▸ AIM
Below are the records. List every line holding the word "chart".

▸ EXERCISE MATERIAL
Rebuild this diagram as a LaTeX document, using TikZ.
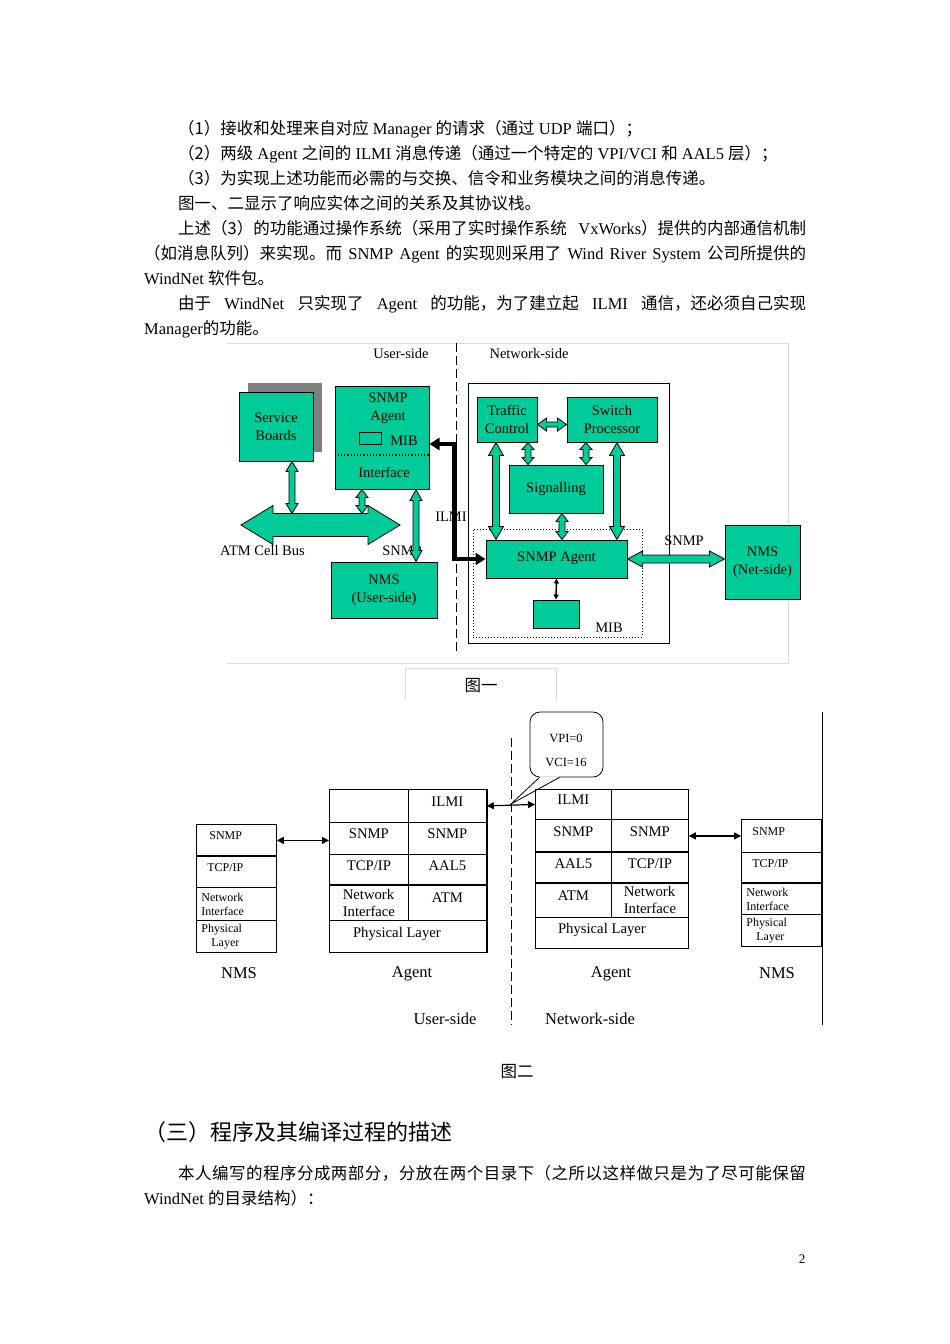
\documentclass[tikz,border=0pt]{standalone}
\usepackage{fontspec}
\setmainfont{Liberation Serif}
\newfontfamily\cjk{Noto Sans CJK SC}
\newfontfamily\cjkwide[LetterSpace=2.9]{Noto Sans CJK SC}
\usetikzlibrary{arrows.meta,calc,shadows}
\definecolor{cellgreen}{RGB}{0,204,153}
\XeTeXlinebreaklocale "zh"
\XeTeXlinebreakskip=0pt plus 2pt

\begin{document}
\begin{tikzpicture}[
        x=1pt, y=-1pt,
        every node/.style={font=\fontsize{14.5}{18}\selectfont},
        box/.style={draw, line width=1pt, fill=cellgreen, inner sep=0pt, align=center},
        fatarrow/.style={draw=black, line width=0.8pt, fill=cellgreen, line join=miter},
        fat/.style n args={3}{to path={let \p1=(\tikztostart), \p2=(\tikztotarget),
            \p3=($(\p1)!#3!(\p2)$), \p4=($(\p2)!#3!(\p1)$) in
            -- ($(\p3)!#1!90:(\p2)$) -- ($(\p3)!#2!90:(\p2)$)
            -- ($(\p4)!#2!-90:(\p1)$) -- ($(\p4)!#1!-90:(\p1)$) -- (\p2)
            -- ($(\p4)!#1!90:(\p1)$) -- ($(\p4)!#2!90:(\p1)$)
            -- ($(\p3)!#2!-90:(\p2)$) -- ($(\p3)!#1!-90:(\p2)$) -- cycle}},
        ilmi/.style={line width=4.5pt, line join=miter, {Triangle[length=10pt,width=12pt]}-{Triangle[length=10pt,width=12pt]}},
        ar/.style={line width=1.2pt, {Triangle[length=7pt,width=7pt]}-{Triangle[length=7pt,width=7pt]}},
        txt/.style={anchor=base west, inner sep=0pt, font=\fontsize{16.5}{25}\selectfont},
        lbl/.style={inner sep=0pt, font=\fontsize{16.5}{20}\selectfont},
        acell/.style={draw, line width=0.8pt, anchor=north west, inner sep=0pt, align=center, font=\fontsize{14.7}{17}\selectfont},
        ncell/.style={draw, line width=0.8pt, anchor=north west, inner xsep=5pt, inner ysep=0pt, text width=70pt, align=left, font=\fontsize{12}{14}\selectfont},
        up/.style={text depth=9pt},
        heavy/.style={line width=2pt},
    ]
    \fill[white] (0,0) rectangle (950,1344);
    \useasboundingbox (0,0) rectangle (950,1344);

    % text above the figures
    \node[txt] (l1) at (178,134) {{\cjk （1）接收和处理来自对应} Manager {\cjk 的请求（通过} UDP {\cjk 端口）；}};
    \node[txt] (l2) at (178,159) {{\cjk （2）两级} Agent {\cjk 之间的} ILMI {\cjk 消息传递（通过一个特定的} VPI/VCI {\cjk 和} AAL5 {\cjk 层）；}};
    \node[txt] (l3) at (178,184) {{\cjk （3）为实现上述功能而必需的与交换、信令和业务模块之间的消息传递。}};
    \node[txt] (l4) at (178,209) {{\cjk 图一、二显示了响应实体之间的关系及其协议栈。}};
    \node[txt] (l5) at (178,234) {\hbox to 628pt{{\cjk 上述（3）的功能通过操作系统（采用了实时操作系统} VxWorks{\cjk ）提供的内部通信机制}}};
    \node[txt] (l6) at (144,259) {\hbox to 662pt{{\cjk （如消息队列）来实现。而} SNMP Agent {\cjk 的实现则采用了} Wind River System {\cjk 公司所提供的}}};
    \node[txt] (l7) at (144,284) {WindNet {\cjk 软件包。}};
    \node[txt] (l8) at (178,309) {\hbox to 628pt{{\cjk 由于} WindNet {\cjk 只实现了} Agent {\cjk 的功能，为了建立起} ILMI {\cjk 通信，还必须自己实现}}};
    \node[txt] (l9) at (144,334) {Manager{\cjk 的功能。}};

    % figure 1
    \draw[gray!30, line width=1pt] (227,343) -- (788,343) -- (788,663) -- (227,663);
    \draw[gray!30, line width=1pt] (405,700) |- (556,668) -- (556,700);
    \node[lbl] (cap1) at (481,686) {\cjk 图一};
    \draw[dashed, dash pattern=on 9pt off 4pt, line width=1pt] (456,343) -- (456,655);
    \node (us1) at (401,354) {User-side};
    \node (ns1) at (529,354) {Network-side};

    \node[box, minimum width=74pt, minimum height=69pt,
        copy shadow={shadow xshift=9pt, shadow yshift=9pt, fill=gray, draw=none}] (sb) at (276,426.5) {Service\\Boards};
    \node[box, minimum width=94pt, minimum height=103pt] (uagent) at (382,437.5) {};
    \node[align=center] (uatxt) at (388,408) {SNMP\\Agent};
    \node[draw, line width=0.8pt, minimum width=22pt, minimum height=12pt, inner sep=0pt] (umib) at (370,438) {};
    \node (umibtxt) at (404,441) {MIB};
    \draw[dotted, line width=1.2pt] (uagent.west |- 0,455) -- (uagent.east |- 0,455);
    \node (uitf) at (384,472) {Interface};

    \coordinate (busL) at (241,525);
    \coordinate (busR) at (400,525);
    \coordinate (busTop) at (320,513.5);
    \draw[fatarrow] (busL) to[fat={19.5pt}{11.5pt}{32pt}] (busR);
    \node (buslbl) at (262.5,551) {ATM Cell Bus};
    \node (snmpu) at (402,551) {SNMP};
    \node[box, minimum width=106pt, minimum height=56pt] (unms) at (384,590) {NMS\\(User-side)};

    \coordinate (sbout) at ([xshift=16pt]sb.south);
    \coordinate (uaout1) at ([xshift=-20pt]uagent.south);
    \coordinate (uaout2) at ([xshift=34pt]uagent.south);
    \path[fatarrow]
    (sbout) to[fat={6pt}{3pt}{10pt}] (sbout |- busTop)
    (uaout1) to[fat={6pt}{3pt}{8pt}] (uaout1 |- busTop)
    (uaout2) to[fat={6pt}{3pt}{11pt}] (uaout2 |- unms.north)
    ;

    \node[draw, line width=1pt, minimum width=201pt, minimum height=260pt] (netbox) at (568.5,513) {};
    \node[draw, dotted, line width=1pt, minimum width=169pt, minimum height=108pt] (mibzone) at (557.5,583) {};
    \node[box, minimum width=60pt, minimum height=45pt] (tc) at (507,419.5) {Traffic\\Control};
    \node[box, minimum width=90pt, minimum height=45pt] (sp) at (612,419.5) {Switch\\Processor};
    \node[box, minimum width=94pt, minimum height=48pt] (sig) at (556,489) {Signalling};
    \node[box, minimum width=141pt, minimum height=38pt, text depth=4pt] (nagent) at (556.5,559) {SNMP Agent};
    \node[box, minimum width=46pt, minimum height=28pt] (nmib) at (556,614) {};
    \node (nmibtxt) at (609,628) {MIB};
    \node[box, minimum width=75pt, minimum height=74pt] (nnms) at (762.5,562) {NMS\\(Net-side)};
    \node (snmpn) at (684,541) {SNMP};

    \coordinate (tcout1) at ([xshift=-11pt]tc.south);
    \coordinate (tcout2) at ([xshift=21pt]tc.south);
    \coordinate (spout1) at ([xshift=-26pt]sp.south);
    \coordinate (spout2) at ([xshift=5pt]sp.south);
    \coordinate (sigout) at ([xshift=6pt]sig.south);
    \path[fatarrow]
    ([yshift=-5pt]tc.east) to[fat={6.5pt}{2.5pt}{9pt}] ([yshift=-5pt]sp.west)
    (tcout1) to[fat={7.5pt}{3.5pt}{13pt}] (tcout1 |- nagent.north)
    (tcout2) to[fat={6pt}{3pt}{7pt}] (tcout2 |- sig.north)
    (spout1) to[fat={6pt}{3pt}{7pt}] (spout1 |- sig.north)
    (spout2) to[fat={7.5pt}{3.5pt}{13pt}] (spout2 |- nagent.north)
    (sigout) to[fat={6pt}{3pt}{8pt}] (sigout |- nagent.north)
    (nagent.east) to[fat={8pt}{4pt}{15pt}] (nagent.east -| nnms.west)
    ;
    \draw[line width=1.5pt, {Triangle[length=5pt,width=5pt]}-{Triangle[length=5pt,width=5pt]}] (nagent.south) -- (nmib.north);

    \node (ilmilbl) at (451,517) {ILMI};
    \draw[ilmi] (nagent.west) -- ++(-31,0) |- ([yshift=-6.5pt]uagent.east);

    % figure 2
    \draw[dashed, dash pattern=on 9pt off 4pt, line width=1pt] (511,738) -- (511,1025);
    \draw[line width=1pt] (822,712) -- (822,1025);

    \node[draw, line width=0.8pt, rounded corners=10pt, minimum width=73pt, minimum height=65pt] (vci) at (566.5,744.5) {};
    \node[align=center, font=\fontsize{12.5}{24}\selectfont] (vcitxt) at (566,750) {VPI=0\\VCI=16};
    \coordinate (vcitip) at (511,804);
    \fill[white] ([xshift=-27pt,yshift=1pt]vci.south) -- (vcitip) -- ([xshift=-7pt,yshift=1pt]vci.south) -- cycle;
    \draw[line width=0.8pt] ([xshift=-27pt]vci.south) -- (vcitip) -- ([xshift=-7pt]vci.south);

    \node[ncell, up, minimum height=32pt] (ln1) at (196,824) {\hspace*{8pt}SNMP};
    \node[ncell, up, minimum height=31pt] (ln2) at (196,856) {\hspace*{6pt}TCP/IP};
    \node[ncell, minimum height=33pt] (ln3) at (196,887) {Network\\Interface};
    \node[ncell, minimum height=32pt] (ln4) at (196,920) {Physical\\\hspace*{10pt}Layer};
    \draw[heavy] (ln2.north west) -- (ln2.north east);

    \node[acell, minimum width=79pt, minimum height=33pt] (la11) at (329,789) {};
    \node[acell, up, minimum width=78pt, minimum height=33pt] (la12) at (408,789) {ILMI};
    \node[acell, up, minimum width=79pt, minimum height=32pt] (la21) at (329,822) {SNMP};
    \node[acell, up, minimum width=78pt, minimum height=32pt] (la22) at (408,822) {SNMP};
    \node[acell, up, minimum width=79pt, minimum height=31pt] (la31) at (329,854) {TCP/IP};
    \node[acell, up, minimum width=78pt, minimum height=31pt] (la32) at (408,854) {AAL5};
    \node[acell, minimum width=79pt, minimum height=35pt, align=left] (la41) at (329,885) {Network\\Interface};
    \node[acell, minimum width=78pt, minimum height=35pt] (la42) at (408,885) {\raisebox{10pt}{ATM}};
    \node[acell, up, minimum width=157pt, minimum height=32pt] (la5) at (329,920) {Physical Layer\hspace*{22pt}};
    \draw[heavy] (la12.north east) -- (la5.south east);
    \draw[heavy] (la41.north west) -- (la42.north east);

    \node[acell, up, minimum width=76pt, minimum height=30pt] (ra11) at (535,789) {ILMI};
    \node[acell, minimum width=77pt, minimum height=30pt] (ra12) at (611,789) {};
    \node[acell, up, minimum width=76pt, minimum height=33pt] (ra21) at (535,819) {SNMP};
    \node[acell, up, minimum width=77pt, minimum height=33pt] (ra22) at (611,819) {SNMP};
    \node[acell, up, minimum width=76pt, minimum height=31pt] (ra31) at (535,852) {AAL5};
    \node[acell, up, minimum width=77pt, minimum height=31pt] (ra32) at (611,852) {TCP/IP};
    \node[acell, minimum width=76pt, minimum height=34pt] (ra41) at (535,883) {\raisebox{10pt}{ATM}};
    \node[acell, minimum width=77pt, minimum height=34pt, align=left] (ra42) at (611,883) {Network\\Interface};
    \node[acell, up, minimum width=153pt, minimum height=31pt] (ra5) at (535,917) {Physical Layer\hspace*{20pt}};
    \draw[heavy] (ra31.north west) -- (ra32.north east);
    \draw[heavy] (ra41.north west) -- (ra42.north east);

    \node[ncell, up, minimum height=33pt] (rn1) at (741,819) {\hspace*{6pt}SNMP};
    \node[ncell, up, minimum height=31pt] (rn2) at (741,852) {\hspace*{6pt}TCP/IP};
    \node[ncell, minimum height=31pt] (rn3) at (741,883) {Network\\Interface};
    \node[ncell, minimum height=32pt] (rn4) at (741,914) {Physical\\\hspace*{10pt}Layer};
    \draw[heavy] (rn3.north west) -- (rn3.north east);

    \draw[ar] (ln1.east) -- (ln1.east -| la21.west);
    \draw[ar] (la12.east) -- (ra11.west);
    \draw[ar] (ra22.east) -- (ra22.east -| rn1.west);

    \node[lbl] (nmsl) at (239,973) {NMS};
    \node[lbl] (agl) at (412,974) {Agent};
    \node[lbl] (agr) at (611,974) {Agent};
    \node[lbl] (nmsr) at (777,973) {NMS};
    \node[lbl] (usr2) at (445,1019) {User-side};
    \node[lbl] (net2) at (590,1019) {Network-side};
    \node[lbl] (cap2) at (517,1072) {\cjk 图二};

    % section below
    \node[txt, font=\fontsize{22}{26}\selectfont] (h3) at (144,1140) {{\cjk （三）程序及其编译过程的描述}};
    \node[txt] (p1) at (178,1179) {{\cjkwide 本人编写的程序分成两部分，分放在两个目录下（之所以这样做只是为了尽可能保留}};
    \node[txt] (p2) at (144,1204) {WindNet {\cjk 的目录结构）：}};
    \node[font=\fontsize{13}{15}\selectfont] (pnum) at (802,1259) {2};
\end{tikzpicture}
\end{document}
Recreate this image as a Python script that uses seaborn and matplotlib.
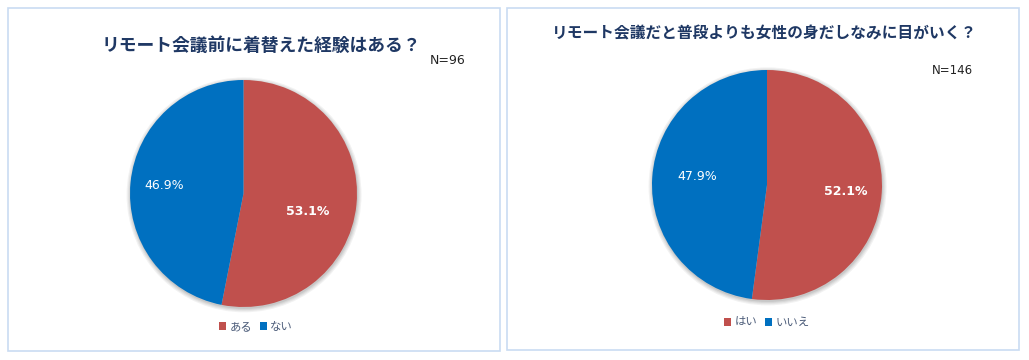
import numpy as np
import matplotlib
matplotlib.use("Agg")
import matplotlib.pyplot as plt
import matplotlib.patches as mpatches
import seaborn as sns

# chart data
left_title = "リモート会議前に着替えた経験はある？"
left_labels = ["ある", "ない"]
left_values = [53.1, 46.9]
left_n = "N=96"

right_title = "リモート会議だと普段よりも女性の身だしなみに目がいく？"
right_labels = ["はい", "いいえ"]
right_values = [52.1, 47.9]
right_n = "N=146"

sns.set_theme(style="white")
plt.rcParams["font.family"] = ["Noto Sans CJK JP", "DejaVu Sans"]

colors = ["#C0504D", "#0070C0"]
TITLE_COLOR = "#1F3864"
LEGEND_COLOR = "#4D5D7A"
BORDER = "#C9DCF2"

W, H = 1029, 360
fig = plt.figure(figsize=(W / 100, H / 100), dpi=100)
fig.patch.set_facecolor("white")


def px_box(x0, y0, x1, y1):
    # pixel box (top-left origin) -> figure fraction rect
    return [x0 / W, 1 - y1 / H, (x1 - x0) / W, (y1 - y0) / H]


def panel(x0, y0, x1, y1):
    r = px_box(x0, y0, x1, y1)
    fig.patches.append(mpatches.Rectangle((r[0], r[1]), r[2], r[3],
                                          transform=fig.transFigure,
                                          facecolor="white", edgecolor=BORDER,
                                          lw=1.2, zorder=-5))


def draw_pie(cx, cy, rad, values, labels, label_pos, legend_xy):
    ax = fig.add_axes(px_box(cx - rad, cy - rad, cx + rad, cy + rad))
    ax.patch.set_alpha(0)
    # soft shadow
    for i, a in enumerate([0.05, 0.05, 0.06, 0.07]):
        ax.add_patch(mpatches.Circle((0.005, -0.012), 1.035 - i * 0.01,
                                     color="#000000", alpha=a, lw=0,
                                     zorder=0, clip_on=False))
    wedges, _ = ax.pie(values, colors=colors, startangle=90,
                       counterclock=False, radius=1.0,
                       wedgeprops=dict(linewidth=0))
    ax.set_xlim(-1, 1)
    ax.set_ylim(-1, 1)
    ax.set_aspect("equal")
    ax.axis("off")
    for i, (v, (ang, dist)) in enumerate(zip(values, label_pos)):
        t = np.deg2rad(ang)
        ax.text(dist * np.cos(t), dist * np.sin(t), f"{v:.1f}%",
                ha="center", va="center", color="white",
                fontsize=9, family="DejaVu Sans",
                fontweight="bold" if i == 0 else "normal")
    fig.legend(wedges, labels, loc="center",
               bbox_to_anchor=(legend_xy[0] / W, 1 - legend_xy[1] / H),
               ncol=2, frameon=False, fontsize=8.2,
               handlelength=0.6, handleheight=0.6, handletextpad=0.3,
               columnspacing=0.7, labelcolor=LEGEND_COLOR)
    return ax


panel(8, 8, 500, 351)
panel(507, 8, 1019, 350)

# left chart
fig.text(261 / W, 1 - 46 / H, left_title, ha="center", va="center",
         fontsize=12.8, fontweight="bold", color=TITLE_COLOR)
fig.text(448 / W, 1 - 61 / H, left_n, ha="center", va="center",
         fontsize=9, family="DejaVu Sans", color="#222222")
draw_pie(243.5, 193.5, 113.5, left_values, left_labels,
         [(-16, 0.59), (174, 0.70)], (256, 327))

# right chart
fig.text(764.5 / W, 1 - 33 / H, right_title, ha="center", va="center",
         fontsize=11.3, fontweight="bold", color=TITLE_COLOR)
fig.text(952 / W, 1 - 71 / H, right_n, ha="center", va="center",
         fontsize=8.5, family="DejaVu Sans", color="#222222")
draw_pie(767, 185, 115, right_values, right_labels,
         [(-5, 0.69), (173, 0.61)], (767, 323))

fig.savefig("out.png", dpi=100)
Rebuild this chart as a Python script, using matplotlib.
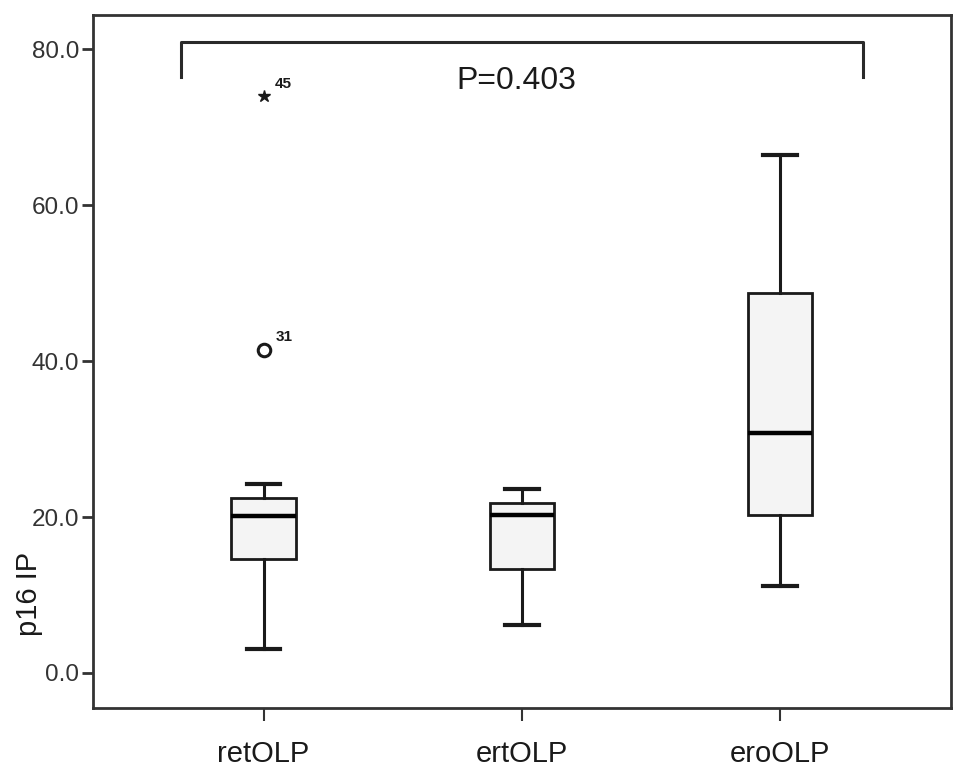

▸ SOLUTION
# chart data
# left chart
# right chart
Rebuild this chart as a Python script, using matplotlib.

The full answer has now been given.